**** Data section
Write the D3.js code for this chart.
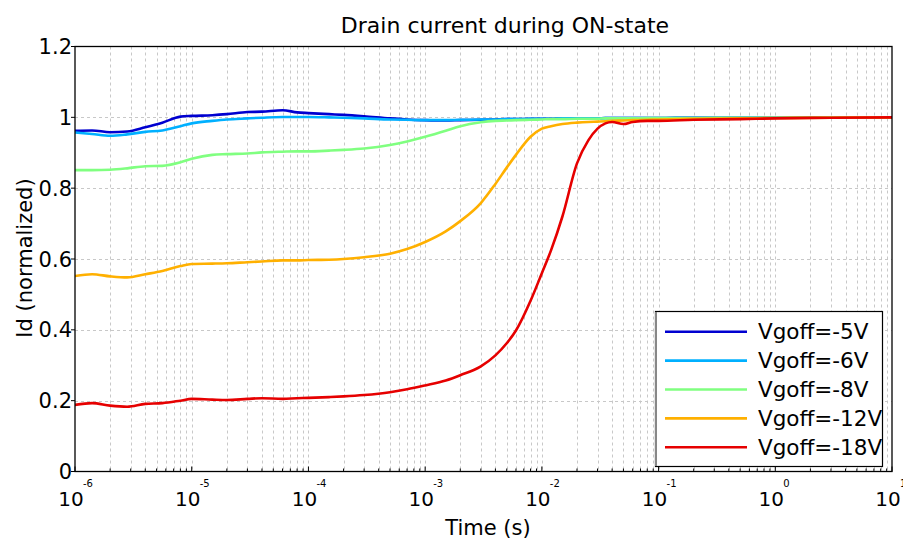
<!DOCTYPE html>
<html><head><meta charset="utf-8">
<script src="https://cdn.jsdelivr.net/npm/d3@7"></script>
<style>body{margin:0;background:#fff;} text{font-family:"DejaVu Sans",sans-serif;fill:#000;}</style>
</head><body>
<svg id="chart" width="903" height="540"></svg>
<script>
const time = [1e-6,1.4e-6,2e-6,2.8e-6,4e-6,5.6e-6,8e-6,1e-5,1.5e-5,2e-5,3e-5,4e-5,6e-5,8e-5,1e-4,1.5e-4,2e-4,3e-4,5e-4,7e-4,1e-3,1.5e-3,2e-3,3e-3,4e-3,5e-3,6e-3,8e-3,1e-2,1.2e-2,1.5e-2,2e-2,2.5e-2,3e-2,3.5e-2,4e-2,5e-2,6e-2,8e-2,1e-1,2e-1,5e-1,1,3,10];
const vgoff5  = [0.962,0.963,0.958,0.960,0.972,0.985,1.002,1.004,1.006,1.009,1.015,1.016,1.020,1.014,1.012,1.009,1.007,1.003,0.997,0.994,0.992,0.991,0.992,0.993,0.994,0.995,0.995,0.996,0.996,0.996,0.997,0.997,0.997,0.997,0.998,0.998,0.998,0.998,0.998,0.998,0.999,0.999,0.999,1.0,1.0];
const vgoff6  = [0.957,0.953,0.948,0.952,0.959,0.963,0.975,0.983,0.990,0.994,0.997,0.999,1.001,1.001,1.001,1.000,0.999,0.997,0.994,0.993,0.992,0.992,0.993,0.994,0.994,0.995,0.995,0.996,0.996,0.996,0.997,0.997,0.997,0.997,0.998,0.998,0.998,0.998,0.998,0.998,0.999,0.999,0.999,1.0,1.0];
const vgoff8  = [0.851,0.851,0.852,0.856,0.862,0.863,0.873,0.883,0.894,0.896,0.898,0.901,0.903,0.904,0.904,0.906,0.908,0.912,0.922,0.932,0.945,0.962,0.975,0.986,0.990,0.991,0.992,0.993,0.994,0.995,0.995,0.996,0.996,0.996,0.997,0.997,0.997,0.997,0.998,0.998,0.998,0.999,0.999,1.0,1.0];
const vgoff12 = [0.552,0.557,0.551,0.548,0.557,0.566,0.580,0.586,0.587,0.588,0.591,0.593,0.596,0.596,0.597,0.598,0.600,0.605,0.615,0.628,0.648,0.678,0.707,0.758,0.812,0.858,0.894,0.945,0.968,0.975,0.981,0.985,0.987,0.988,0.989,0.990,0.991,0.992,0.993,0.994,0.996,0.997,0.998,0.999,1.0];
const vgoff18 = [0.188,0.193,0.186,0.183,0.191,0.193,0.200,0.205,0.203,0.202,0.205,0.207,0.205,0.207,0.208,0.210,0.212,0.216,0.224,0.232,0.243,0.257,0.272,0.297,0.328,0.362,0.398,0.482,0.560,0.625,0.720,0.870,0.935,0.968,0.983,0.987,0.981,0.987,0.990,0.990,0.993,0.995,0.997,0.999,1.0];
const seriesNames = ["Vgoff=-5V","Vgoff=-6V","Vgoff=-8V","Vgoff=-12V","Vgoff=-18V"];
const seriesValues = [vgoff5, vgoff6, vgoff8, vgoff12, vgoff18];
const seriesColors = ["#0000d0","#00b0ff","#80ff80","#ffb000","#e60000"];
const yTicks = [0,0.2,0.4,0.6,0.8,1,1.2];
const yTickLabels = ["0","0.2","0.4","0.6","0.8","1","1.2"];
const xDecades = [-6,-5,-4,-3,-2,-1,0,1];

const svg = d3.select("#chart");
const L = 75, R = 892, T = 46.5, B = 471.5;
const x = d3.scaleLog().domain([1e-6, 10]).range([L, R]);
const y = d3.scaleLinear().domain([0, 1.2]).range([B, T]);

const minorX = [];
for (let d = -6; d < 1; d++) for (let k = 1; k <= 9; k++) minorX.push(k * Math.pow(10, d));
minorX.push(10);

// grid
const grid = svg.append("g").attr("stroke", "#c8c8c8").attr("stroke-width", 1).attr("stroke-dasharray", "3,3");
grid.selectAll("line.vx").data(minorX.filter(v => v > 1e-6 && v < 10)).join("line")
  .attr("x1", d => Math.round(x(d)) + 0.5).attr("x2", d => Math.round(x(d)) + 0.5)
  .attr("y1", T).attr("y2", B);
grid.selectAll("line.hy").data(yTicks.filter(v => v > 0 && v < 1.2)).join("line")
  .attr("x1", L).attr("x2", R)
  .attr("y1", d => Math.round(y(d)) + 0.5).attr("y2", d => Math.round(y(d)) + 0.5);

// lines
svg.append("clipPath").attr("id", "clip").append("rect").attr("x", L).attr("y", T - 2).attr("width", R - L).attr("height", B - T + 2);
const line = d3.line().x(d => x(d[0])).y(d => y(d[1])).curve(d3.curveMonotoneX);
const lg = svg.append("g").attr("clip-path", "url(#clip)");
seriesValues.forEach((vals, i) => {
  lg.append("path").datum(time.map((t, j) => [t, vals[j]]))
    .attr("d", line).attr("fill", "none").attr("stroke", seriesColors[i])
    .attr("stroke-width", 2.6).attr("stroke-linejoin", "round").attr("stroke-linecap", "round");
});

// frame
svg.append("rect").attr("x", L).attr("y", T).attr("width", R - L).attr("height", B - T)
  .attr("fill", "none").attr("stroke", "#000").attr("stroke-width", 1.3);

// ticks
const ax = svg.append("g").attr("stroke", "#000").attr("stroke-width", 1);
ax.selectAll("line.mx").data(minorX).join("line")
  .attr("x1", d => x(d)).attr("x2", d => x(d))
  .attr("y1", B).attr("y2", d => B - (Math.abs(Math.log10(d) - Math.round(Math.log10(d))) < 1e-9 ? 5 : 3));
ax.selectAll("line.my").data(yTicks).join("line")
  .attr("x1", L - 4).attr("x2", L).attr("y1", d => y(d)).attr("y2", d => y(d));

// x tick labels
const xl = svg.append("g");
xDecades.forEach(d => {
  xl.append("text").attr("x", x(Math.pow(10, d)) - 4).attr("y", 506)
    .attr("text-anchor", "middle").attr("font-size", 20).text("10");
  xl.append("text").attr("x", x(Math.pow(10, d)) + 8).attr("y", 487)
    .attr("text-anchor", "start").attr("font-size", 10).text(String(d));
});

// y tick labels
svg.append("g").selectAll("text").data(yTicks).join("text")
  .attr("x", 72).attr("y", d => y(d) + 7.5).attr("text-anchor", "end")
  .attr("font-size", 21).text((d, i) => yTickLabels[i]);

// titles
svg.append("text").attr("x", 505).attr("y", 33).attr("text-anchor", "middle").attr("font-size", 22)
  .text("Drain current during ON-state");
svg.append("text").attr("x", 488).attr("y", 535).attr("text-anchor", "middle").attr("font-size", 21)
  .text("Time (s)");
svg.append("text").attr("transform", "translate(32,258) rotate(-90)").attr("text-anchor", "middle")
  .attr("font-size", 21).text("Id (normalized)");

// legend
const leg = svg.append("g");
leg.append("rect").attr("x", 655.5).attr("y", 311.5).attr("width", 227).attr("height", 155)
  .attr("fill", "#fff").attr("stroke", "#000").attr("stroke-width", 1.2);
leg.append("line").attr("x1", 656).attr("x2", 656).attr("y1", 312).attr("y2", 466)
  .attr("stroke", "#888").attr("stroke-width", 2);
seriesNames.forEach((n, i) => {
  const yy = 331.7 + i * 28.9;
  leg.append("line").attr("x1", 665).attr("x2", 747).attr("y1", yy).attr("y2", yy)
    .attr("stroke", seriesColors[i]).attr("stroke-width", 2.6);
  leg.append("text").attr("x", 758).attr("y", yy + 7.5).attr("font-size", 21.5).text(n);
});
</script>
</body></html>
********
Written exercise: Drop the images and repeat the data exactly.

Written solution:
Write the D3.js code for this chart.
<!DOCTYPE html>
<html><head><meta charset="utf-8">
<script src="https://cdn.jsdelivr.net/npm/d3@7"></script>
<style>body{margin:0;background:#fff;} text{font-family:"DejaVu Sans",sans-serif;fill:#000;}</style>
</head><body>
<svg id="chart" width="903" height="540"></svg>
<script>
const time = [1e-6,1.4e-6,2e-6,2.8e-6,4e-6,5.6e-6,8e-6,1e-5,1.5e-5,2e-5,3e-5,4e-5,6e-5,8e-5,1e-4,1.5e-4,2e-4,3e-4,5e-4,7e-4,1e-3,1.5e-3,2e-3,3e-3,4e-3,5e-3,6e-3,8e-3,1e-2,1.2e-2,1.5e-2,2e-2,2.5e-2,3e-2,3.5e-2,4e-2,5e-2,6e-2,8e-2,1e-1,2e-1,5e-1,1,3,10];
const vgoff5  = [0.962,0.963,0.958,0.960,0.972,0.985,1.002,1.004,1.006,1.009,1.015,1.016,1.020,1.014,1.012,1.009,1.007,1.003,0.997,0.994,0.992,0.991,0.992,0.993,0.994,0.995,0.995,0.996,0.996,0.996,0.997,0.997,0.997,0.997,0.998,0.998,0.998,0.998,0.998,0.998,0.999,0.999,0.999,1.0,1.0];
const vgoff6  = [0.957,0.953,0.948,0.952,0.959,0.963,0.975,0.983,0.990,0.994,0.997,0.999,1.001,1.001,1.001,1.000,0.999,0.997,0.994,0.993,0.992,0.992,0.993,0.994,0.994,0.995,0.995,0.996,0.996,0.996,0.997,0.997,0.997,0.997,0.998,0.998,0.998,0.998,0.998,0.998,0.999,0.999,0.999,1.0,1.0];
const vgoff8  = [0.851,0.851,0.852,0.856,0.862,0.863,0.873,0.883,0.894,0.896,0.898,0.901,0.903,0.904,0.904,0.906,0.908,0.912,0.922,0.932,0.945,0.962,0.975,0.986,0.990,0.991,0.992,0.993,0.994,0.995,0.995,0.996,0.996,0.996,0.997,0.997,0.997,0.997,0.998,0.998,0.998,0.999,0.999,1.0,1.0];
const vgoff12 = [0.552,0.557,0.551,0.548,0.557,0.566,0.580,0.586,0.587,0.588,0.591,0.593,0.596,0.596,0.597,0.598,0.600,0.605,0.615,0.628,0.648,0.678,0.707,0.758,0.812,0.858,0.894,0.945,0.968,0.975,0.981,0.985,0.987,0.988,0.989,0.990,0.991,0.992,0.993,0.994,0.996,0.997,0.998,0.999,1.0];
const vgoff18 = [0.188,0.193,0.186,0.183,0.191,0.193,0.200,0.205,0.203,0.202,0.205,0.207,0.205,0.207,0.208,0.210,0.212,0.216,0.224,0.232,0.243,0.257,0.272,0.297,0.328,0.362,0.398,0.482,0.560,0.625,0.720,0.870,0.935,0.968,0.983,0.987,0.981,0.987,0.990,0.990,0.993,0.995,0.997,0.999,1.0];
const seriesNames = ["Vgoff=-5V","Vgoff=-6V","Vgoff=-8V","Vgoff=-12V","Vgoff=-18V"];
const seriesValues = [vgoff5, vgoff6, vgoff8, vgoff12, vgoff18];
const seriesColors = ["#0000d0","#00b0ff","#80ff80","#ffb000","#e60000"];
const yTicks = [0,0.2,0.4,0.6,0.8,1,1.2];
const yTickLabels = ["0","0.2","0.4","0.6","0.8","1","1.2"];
const xDecades = [-6,-5,-4,-3,-2,-1,0,1];

const svg = d3.select("#chart");
const L = 75, R = 892, T = 46.5, B = 471.5;
const x = d3.scaleLog().domain([1e-6, 10]).range([L, R]);
const y = d3.scaleLinear().domain([0, 1.2]).range([B, T]);

const minorX = [];
for (let d = -6; d < 1; d++) for (let k = 1; k <= 9; k++) minorX.push(k * Math.pow(10, d));
minorX.push(10);

// grid
const grid = svg.append("g").attr("stroke", "#c8c8c8").attr("stroke-width", 1).attr("stroke-dasharray", "3,3");
grid.selectAll("line.vx").data(minorX.filter(v => v > 1e-6 && v < 10)).join("line")
  .attr("x1", d => Math.round(x(d)) + 0.5).attr("x2", d => Math.round(x(d)) + 0.5)
  .attr("y1", T).attr("y2", B);
grid.selectAll("line.hy").data(yTicks.filter(v => v > 0 && v < 1.2)).join("line")
  .attr("x1", L).attr("x2", R)
  .attr("y1", d => Math.round(y(d)) + 0.5).attr("y2", d => Math.round(y(d)) + 0.5);

// lines
svg.append("clipPath").attr("id", "clip").append("rect").attr("x", L).attr("y", T - 2).attr("width", R - L).attr("height", B - T + 2);
const line = d3.line().x(d => x(d[0])).y(d => y(d[1])).curve(d3.curveMonotoneX);
const lg = svg.append("g").attr("clip-path", "url(#clip)");
seriesValues.forEach((vals, i) => {
  lg.append("path").datum(time.map((t, j) => [t, vals[j]]))
    .attr("d", line).attr("fill", "none").attr("stroke", seriesColors[i])
    .attr("stroke-width", 2.6).attr("stroke-linejoin", "round").attr("stroke-linecap", "round");
});

// frame
svg.append("rect").attr("x", L).attr("y", T).attr("width", R - L).attr("height", B - T)
  .attr("fill", "none").attr("stroke", "#000").attr("stroke-width", 1.3);

// ticks
const ax = svg.append("g").attr("stroke", "#000").attr("stroke-width", 1);
ax.selectAll("line.mx").data(minorX).join("line")
  .attr("x1", d => x(d)).attr("x2", d => x(d))
  .attr("y1", B).attr("y2", d => B - (Math.abs(Math.log10(d) - Math.round(Math.log10(d))) < 1e-9 ? 5 : 3));
ax.selectAll("line.my").data(yTicks).join("line")
  .attr("x1", L - 4).attr("x2", L).attr("y1", d => y(d)).attr("y2", d => y(d));

// x tick labels
const xl = svg.append("g");
xDecades.forEach(d => {
  xl.append("text").attr("x", x(Math.pow(10, d)) - 4).attr("y", 506)
    .attr("text-anchor", "middle").attr("font-size", 20).text("10");
  xl.append("text").attr("x", x(Math.pow(10, d)) + 8).attr("y", 487)
    .attr("text-anchor", "start").attr("font-size", 10).text(String(d));
});

// y tick labels
svg.append("g").selectAll("text").data(yTicks).join("text")
  .attr("x", 72).attr("y", d => y(d) + 7.5).attr("text-anchor", "end")
  .attr("font-size", 21).text((d, i) => yTickLabels[i]);

// titles
svg.append("text").attr("x", 505).attr("y", 33).attr("text-anchor", "middle").attr("font-size", 22)
  .text("Drain current during ON-state");
svg.append("text").attr("x", 488).attr("y", 535).attr("text-anchor", "middle").attr("font-size", 21)
  .text("Time (s)");
svg.append("text").attr("transform", "translate(32,258) rotate(-90)").attr("text-anchor", "middle")
  .attr("font-size", 21).text("Id (normalized)");

// legend
const leg = svg.append("g");
leg.append("rect").attr("x", 655.5).attr("y", 311.5).attr("width", 227).attr("height", 155)
  .attr("fill", "#fff").attr("stroke", "#000").attr("stroke-width", 1.2);
leg.append("line").attr("x1", 656).attr("x2", 656).attr("y1", 312).attr("y2", 466)
  .attr("stroke", "#888").attr("stroke-width", 2);
seriesNames.forEach((n, i) => {
  const yy = 331.7 + i * 28.9;
  leg.append("line").attr("x1", 665).attr("x2", 747).attr("y1", yy).attr("y2", yy)
    .attr("stroke", seriesColors[i]).attr("stroke-width", 2.6);
  leg.append("text").attr("x", 758).attr("y", yy + 7.5).attr("font-size", 21.5).text(n);
});
</script>
</body></html>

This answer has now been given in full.